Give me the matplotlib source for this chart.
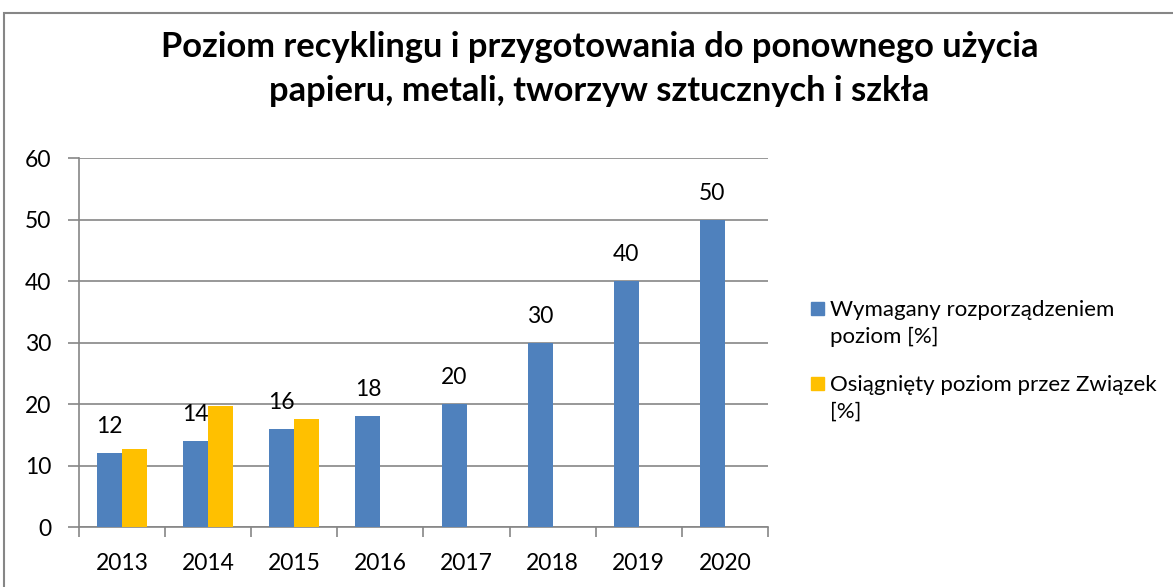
import numpy as np
import matplotlib.pyplot as plt
from matplotlib.patches import Rectangle

years = ["2013", "2014", "2015", "2016", "2017", "2018", "2019", "2020"]
required = [12, 14, 16, 18, 20, 30, 40, 50]
achieved = [12.7, 19.7, 17.5]
legend_labels = ["Wymagany rozporządzeniem\npoziom [%]",
                 "Osiągnięty poziom przez Związek\n[%]"]
title = ("Poziom recyklingu i przygotowania do ponownego użycia\n"
         "papieru, metali, tworzyw sztucznych i szkła")

blue = "#4F81BD"
yellow = "#FFC000"
gray = "#868686"

plt.rcParams['font.family'] = ['Lato', 'DejaVu Sans']

W, H = 1173, 587
fig = plt.figure(figsize=(W / 100, H / 100), dpi=100)
ax = fig.add_axes([0.0673, 0.1022, 0.5874, 0.6286])

x = np.arange(len(years))
w = 0.29
ax.bar(x - w / 2, required, width=w, color=blue, zorder=3)
ax.bar(x[:len(achieved)] + w / 2, achieved, width=w, color=yellow, zorder=3)

for xi, v in zip(x, required):
    ax.text(xi - w / 2, v + 2.6, str(v), ha="center", va="bottom", fontsize=16.5)

ax.set_xlim(-0.5, len(years) - 0.5)
ax.set_ylim(0, 60)
ax.set_yticks(range(0, 61, 10))
ax.yaxis.grid(True, color=gray, linewidth=1.2, zorder=0)
ax.set_axisbelow(True)

ax.set_xticks(x)
ax.set_xticklabels(years)
ax.set_xticks(np.arange(-0.5, len(years), 1), minor=True)
ax.tick_params(axis="x", which="major", length=0, pad=19, labelsize=16.5)
ax.tick_params(axis="x", which="minor", length=7, width=1.2, color=gray, direction="out")
ax.tick_params(axis="y", length=8, width=1.2, color=gray, labelsize=16.5, pad=12)

for s in ["top", "right"]:
    ax.spines[s].set_visible(False)
for s in ["left", "bottom"]:
    ax.spines[s].set_color(gray)
    ax.spines[s].set_linewidth(1.2)

fig.text(0.511, 0.883, title, ha="center", va="center", fontsize=24.8,
         fontweight="bold", linespacing=1.47)

# legend drawn by hand: square lines up with the first text line
entry_top = [302, 377]   # pixel rows of legend squares
line_step = 27
for color, label, top in zip([blue, yellow], legend_labels, entry_top):
    fig.patches.append(Rectangle((811 / W, 1 - (top + 13) / H), 13 / W, 13 / H,
                                 transform=fig.transFigure, color=color))
    for i, line in enumerate(label.split("\n")):
        fig.text(830 / W, 1 - (top + 14 + i * line_step) / H, line,
                 ha="left", va="baseline", fontsize=16)

fig.patches.append(Rectangle((4 / W, -0.1), 1.2, 1 - 13 / H + 0.1,
                             transform=fig.transFigure, fill=False,
                             edgecolor=gray, linewidth=1.5))

fig.savefig("out.png", dpi=100)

--------------------

What you are asked to do |
Quote the data above in full, leaving out the pictures it holds.

Right answer |
Give me the matplotlib source for this chart.
import numpy as np
import matplotlib.pyplot as plt
from matplotlib.patches import Rectangle

years = ["2013", "2014", "2015", "2016", "2017", "2018", "2019", "2020"]
required = [12, 14, 16, 18, 20, 30, 40, 50]
achieved = [12.7, 19.7, 17.5]
legend_labels = ["Wymagany rozporządzeniem\npoziom [%]",
                 "Osiągnięty poziom przez Związek\n[%]"]
title = ("Poziom recyklingu i przygotowania do ponownego użycia\n"
         "papieru, metali, tworzyw sztucznych i szkła")

blue = "#4F81BD"
yellow = "#FFC000"
gray = "#868686"

plt.rcParams['font.family'] = ['Lato', 'DejaVu Sans']

W, H = 1173, 587
fig = plt.figure(figsize=(W / 100, H / 100), dpi=100)
ax = fig.add_axes([0.0673, 0.1022, 0.5874, 0.6286])

x = np.arange(len(years))
w = 0.29
ax.bar(x - w / 2, required, width=w, color=blue, zorder=3)
ax.bar(x[:len(achieved)] + w / 2, achieved, width=w, color=yellow, zorder=3)

for xi, v in zip(x, required):
    ax.text(xi - w / 2, v + 2.6, str(v), ha="center", va="bottom", fontsize=16.5)

ax.set_xlim(-0.5, len(years) - 0.5)
ax.set_ylim(0, 60)
ax.set_yticks(range(0, 61, 10))
ax.yaxis.grid(True, color=gray, linewidth=1.2, zorder=0)
ax.set_axisbelow(True)

ax.set_xticks(x)
ax.set_xticklabels(years)
ax.set_xticks(np.arange(-0.5, len(years), 1), minor=True)
ax.tick_params(axis="x", which="major", length=0, pad=19, labelsize=16.5)
ax.tick_params(axis="x", which="minor", length=7, width=1.2, color=gray, direction="out")
ax.tick_params(axis="y", length=8, width=1.2, color=gray, labelsize=16.5, pad=12)

for s in ["top", "right"]:
    ax.spines[s].set_visible(False)
for s in ["left", "bottom"]:
    ax.spines[s].set_color(gray)
    ax.spines[s].set_linewidth(1.2)

fig.text(0.511, 0.883, title, ha="center", va="center", fontsize=24.8,
         fontweight="bold", linespacing=1.47)

# legend drawn by hand: square lines up with the first text line
entry_top = [302, 377]   # pixel rows of legend squares
line_step = 27
for color, label, top in zip([blue, yellow], legend_labels, entry_top):
    fig.patches.append(Rectangle((811 / W, 1 - (top + 13) / H), 13 / W, 13 / H,
                                 transform=fig.transFigure, color=color))
    for i, line in enumerate(label.split("\n")):
        fig.text(830 / W, 1 - (top + 14 + i * line_step) / H, line,
                 ha="left", va="baseline", fontsize=16)

fig.patches.append(Rectangle((4 / W, -0.1), 1.2, 1 - 13 / H + 0.1,
                             transform=fig.transFigure, fill=False,
                             edgecolor=gray, linewidth=1.5))

fig.savefig("out.png", dpi=100)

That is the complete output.